Born in 1912 in Coamo, Puerto Rico,[1] he studied geography at the University of Puerto Rico, and ended his bachelor's degree with honors in 1932. In 1934, obtained his master's degree in arts and in 1938, his doctorate, both at Clark University in Worcester, Massachusetts, as well as a doctorate in laws honoris causa in 1962.
In addition to serving as a professor of geography at the University of Puerto Rico's Río Piedras main campus, he lectured on the subject at Harvard, Antioch, Western Michigan, Eastern Michigan and Miami universities.
The islands' first pro-statehood governor, Don Luis A. Ferré and President Richard M. Nixon, in 1970 created a joint United States-Puerto Rico Ad Hoc Committee to study the possibility of granting Puerto Ricans the right to vote for President as a means of building upon Puerto Rico's territorial relationship with the United States. They appointed pro-status quo PDP member Rafael Picó to co-chair the Ad Hoc Committee.
Picó Santiago was always considered to be one of the more pro-American members of the PDP.

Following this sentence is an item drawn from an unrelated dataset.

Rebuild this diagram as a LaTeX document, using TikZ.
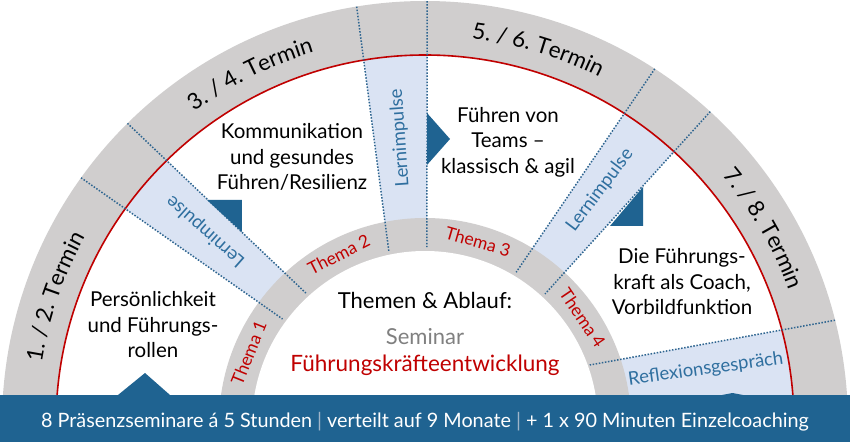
\documentclass[tikz,border=0pt]{standalone}
\usepackage{fontspec}
\setmainfont{Lato}
\usetikzlibrary{decorations.text}

\definecolor{ringgray}{HTML}{D0CECE}
\definecolor{impulsblue}{HTML}{DAE3F3}
\definecolor{barblue}{HTML}{1F6391}
\definecolor{dotblue}{HTML}{2E6590}
\definecolor{labelblue}{HTML}{2F6F9F}
\definecolor{themered}{HTML}{C00000}
\definecolor{seminargray}{HTML}{808080}
\definecolor{sepgray}{HTML}{9FB5C9}

\newcommand\terminfont{\fontsize{22.5}{26}\selectfont}

\tikzset{
  impulsline/.style={dotblue, line width=1.5pt, dash pattern=on 1.5pt off 1.6pt},
  impulsfill/.style={fill=impulsblue},
  topic/.style={align=center, font=\fontsize{20.5}{25.5}\selectfont, inner sep=0pt},
  thema/.style={themered, font=\fontsize{17.5}{19}\selectfont, inner sep=0pt},
  impuls/.style={labelblue, font=\fontsize{18.5}{20}\selectfont, inner sep=0pt},
  marker/.style={fill=barblue},
  termin/.style={decorate, decoration={text along path, text align=center, text={#1}}},
}

\begin{document}
\begin{tikzpicture}[x=1pt, y=1pt]
      \useasboundingbox (-425,-20) rectangle (425,424);
      % rings
      \begin{scope}
      \clip (-425,0) rectangle (425,424);
      \fill[ringgray] (0,0) circle (423);
      \fill[white] (0,0) circle (369);
      \begin{scope}
      \clip (0,0) circle (369);
      \fill[impulsfill] (99.3:423) -- (101.8:177) -- (89.4:177) -- (89.7:423) -- cycle;
      \fill[impulsfill] (134.7:423) -- (132.3:177) -- (143.6:177) -- (144.4:423) -- cycle;
      \fill[impulsfill] (57.1:423) -- (59:177) -- (47.3:177) -- (47.6:423) -- cycle;
      \fill[impulsfill] (14.2:423) -- (19.7:175) -- (165,0) -- (430,0) -- cycle;
      \end{scope}
      \fill[ringgray] (0,0) circle (206);
      \fill[white] (0,0) circle (173);
      \draw[themered, line width=1.6pt] (0,0) circle (369);
      \end{scope}
      % dotted borders
      \foreach \a/\b/\r in {99.3/101.8/177, 89.7/89.4/177, 134.7/132.3/177, 144.4/143.6/177,
                             57.1/59/177, 47.6/47.3/177, 14.2/19.7/175}
      \draw[impulsline] (\a:423) -- (\b:\r);
      % markers
      \fill[marker] (-307,29) -- (-255,29) -- (-280,51) -- cycle;
      \fill[marker] (-218,224) -- (-183,192) -- (-183,224) -- cycle;
      \fill[marker] (2,311) -- (2,259) -- (25,285) -- cycle;
      \fill[marker] (218,237) -- (185,198) -- (218,198) -- cycle;
      \fill[marker] (297,29) -- (318,29) -- (307.5,31) -- cycle;
      % bar
      \fill[barblue] (-425,-18) rectangle (425,29);
      \node[white, font=\fontsize{19.8}{22}\selectfont, anchor=base] (leiste) at (0,-3)
        {8 Präsenzseminare á 5 Stunden \textcolor{sepgray}{|} verteilt auf 9 Monate \textcolor{sepgray}{|} + 1 x 90 Minuten Einzelcoaching};
      % termine
      \path[termin={|\terminfont|1. / 2. Termin}] (191:388) arc[start angle=191, end angle=131, radius=388];
      \path[termin={|\terminfont|3. / 4. Termin}] (146.5:388) arc[start angle=146.5, end angle=86.5, radius=388];
      \path[termin={|\terminfont|5. / 6. Termin}] (103.2:388) arc[start angle=103.2, end angle=43.2, radius=388];
      \path[termin={|\terminfont|7. / 8. Termin}] (60:388) arc[start angle=60, end angle=0, radius=388];
      % topics
      \node[topic] (persoenlichkeit) at (-272,99) {Persönlichkeit\\und Führungs-\\rollen};
      \node[topic] (kommunikation) at (-133,267) {Kommunikation\\und gesundes\\Führen/Resilienz};
      \node[topic] (teams) at (83,282) {Führen von\\Teams –\\klassisch \& agil};
      \node[topic] (coach) at (257,142) {Die Führungs-\\kraft als Coach,\\Vorbildfunktion};
      % center
      \node[font=\fontsize{22}{24}\selectfont] (ablauf) at (0,124) {Themen \& Ablauf:};
      \node[seminargray, font=\fontsize{22}{24}\selectfont] (seminar) at (0,87) {Seminar};
      \node[themered, font=\fontsize{22.5}{24}\selectfont] (fke) at (0,59) {Führungskräfteentwicklung};
      % themen
      \node[thema, rotate=68] (thema1) at (158:190) {Thema 1};
      \node[thema, rotate=27] (thema2) at (117:190) {Thema 2};
      \node[thema, rotate=-16] (thema3) at (73.8:190) {Thema 3};
      \node[thema, rotate=-56] (thema4) at (33.9:190) {Thema 4};
      % lernimpulse
      \node[impuls, rotate=94] (impulsoben) at (95:287) {Lernimpulse};
      \node[impuls, rotate=138.5] (impulslinks) at (138.7:292) {Lernimpulse};
      \node[impuls, rotate=53] (impulsrechts) at (53.2:292) {Lernimpulse};
      \node[impuls, rotate=8] (reflexion) at (11:286) {Reflexionsgespräch};
\end{tikzpicture}
\end{document}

Picó died on May 4, 1998.[2] Among other family members, he was survived by his daughter Isabell, an attorney married to Federico Hernández Denton, who subsequently retired as Chief Justice of the Puerto Rico Supreme Court. The family donated his papers to the University of Puerto Rico's Graduate School of Planning in 2015.[3]